I’m not sure why Renteria and the Sox have considered themselves above it, and sure enough, Renteria was cagey about leveraging González in such a fashion for the future.
It makes some sense to not tip a hand if only because the White Sox have two off days this week. Beyond scheduling quirks, if López can always throw three innings instead of one, cool. And if an opportunity opens for López to go further without damaging the state of the game, it might make sense to pursue it. The threat of López as a traditional starter will encourage the other dugout to tailor its lineup for López, rather than assuming a lefty is going to jump into the fray for more of the game.
But as long as López is topping out at 96 instead of 98 and getting zero swinging strikes on his fastball, it doesn’t make sense for Renteria to expect much better than what López showed on Saturday. And if González is comfortable and effective enough coming out of the bullpen, it makes all the sense for Renteria to use that to his advantage. Between López and Dunning, he’s got two fine right-handed counterparts for González’s lefty arsenal. And with Ross Detwiler theoretically able to cover multiple innings, González won’t be needed if Dylan Cease or any other White Sox starter gets bombed out of a start early.

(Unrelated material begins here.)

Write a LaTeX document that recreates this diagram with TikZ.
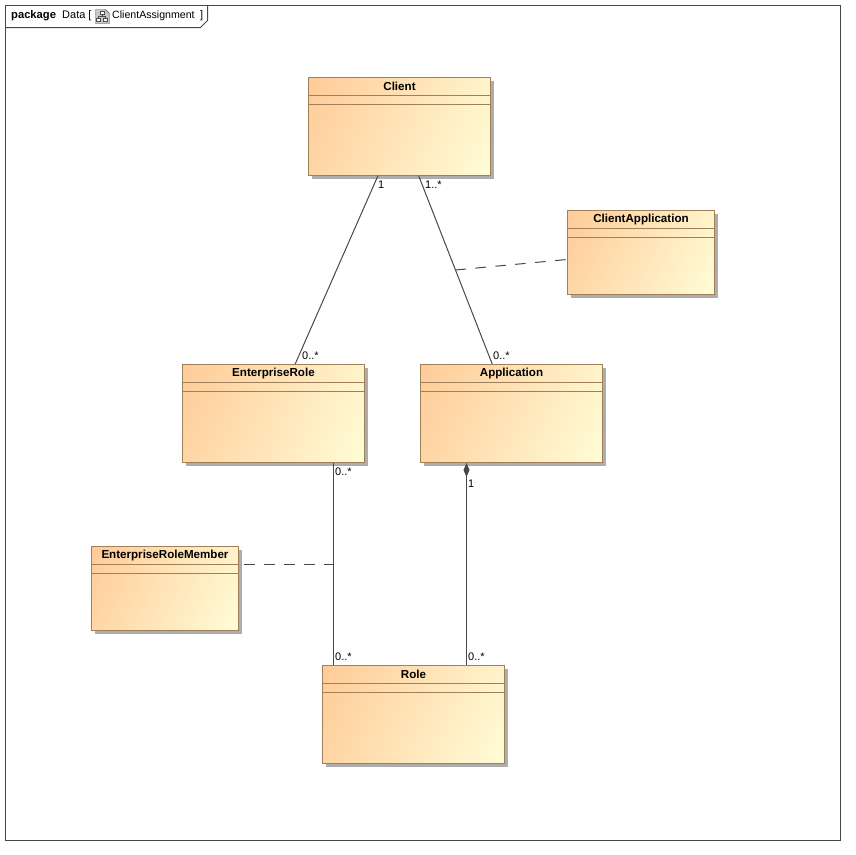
\documentclass[tikz,border=0pt]{standalone}
\usepackage{fontspec}
\setmainfont{Liberation Sans}
\usepackage{xcolor}
\usetikzlibrary{arrows.meta, calc, shadows}
\definecolor{classedge}{HTML}{A08058}
\definecolor{classdark}{HTML}{FFCC99}
\definecolor{classlight}{HTML}{FFFCD6}
\definecolor{wire}{HTML}{484848}
\pgfdeclarehorizontalshading{classfade}{100bp}{color(0bp)=(classdark); color(18bp)=(classdark); color(82bp)=(classlight); color(100bp)=(classlight)}

\begin{document}
\begin{tikzpicture}[x=1pt, y=-1pt,
    classbox/.style={draw=classedge, line width=1pt, inner sep=0pt, shade, shading=classfade,
        shading angle=-25, drop shadow={shadow xshift=3pt, shadow yshift=-3pt, fill=black!32, opacity=1}},
    classtitle/.style={font=\fontsize{11.6}{13}\selectfont\bfseries, inner sep=0pt},
    multlabel/.style={font=\fontsize{11}{12}\selectfont, inner sep=0pt, anchor=west},
    tablabel/.style={font=\fontsize{11}{13}\selectfont, inner sep=0pt, anchor=west},
    assoc/.style={draw=wire, line width=1pt},
    dashlink/.style={draw=wire, line width=1pt, dash pattern=on 10.5pt off 9.5pt}]
\useasboundingbox (0,0) rectangle (855,855);
% Frame and its tab
\node (frame) [draw=wire, line width=1pt, minimum width=835pt, minimum height=835pt, inner sep=0pt] at (423,423) {};
\draw[wire, line width=1pt] (5,27.5) -- (200.5,27.5) -- (207.5,20.5) -- (207.5,5);
\node (kind) [tablabel, font=\fontsize{11.2}{13}\selectfont\bfseries] at (11,16) {package};
\node (owner) [tablabel] at (62,16) {Data [};
\node (title) [tablabel, font=\fontsize{10.6}{13}\selectfont] at (112,16) {ClientAssignment};
\node (close) [tablabel] at (200,16) {]};
% Diagram icon
\draw[black!70, fill=black!22] (95.5,9.5) -- (105.5,9.5) -- (109.5,13.5) -- (109.5,23.5) -- (95.5,23.5) -- cycle;
\foreach \bx/\by in {102/12.5,98.5/20,105.5/20} {
    \draw[black!70, fill=white] (\bx-2,\by-1.5) rectangle (\bx+2,\by+1.5);
}
\draw[black!70] (102,14) -- (102,16.5) (98.5,18.5) -- (98.5,16.5) -- (105.5,16.5) -- (105.5,18.5);
% Classes
\foreach \name/\cx/\cy/\w/\h in {Client/399.5/126.5/182/98, ClientApplication/641/252.5/147/84,
        EnterpriseRole/273.5/413.5/182/98, Application/511.5/413.5/182/98,
        EnterpriseRoleMember/165/588.5/147/84, Role/413.5/714.5/182/98} {
    \node (\name) [classbox, minimum width=\w pt, minimum height=\h pt] at (\cx,\cy) {};
    \node (\name-title) [classtitle] at ($(\name.north)+(0,9.5)$) {\name};
    \draw[classedge, line width=1pt] ($(\name.north west)+(0,18)$) -- ($(\name.north east)+(0,18)$);
    \draw[classedge, line width=1pt] ($(\name.north west)+(0,27)$) -- ($(\name.north east)+(0,27)$);
}
% Associations
\draw[assoc] (Client) -- (EnterpriseRole);
\draw[assoc] (Client) -- (Application);
\coordinate (erTop) at ($(EnterpriseRole.south east)+(-31.5,0)$);
\coordinate (erBottom) at ($(Role.north west)+(11.5,0)$);
\draw[assoc] (erTop) -- (erBottom);
\coordinate (appTop) at ($(Application.south west)+(46.5,0)$);
\coordinate (appBottom) at ($(Role.north west)+(144.5,0)$);
\draw[assoc, {Diamond[length=14pt, width=6pt]}-] (appTop) -- (appBottom);
% Association class links
\coordinate (appMid) at ($(Client)!0.5!(Application)$);
\draw[dashlink] (appMid) -- (ClientApplication);
\coordinate (roleMid) at ($(erTop)!0.5!(erBottom)$);
\draw[dashlink, dash phase=15pt] (EnterpriseRoleMember.east |- roleMid) -- (roleMid);
% Multiplicities
\foreach \id/\lx/\ly/\txt in {a/378/185/1, b/425/185/1..*, c/302/356/0..*, d/493/356/0..*,
        e/335/472/0..*, f/468/484/1, g/335/657/0..*, h/468/657/0..*} {
    \node (mult-\id) [multlabel] at (\lx,\ly) {\txt};
}
\end{tikzpicture}
\end{document}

My hope is that Renteria is merely deferring on the idea of openers, piggybacking or tandem starters as something to explain after it happens, rather than reducing incentives for a rehabbing starter to get back to full strength. I have the feeling that González’s perfectly leveraged outing wasn’t an accident. Maybe that makes me an optimist, but I’ve been more bullish on Renteria’s impact than most, and seven consecutive wins should make believers out of even hardened skeptics, even if only for a weekend.
(Photo by Zach Bolinger/Icon Sportswire)
When is the next time that the Sox are going to need to use a 5th starter?
With them having an off-day on Monday, I would guess Giolito starts against the Pirates on Tuesday.
Probably Sept 1 against the Twins.
Though they might want to use one against the Royals the weekend before and send Giolito, Keuchel and Cease against the Twins.
That was my thought as well.
Can they bring Dunning back up for the Sunday game against KC on the 30th, or do they have to wait longer to bring him back?
I think it’s 10 days, so he should be available for the 30th.
I bet (hope) that’s what they do then.
Before the season began, I thought Lopez/ Gonzalez would be a great combo. The opposition sets the line up for the Starter and then they have face a totally different pitcher. I’d love to see it again.
I noticed last night that Gio wears “Gonzalez” on his back without the accent over the A (the “Americanized” version, if you will).
Seeing them tailor roles/expectations to player talent instead of forcing square pegs into round holes is a welcome development.
This is really the theme of Tampa/Oakland’s success. Willingness to use their pitchers in untraditional ways and heavy use of platoons to mask the weaknesses of their rosters.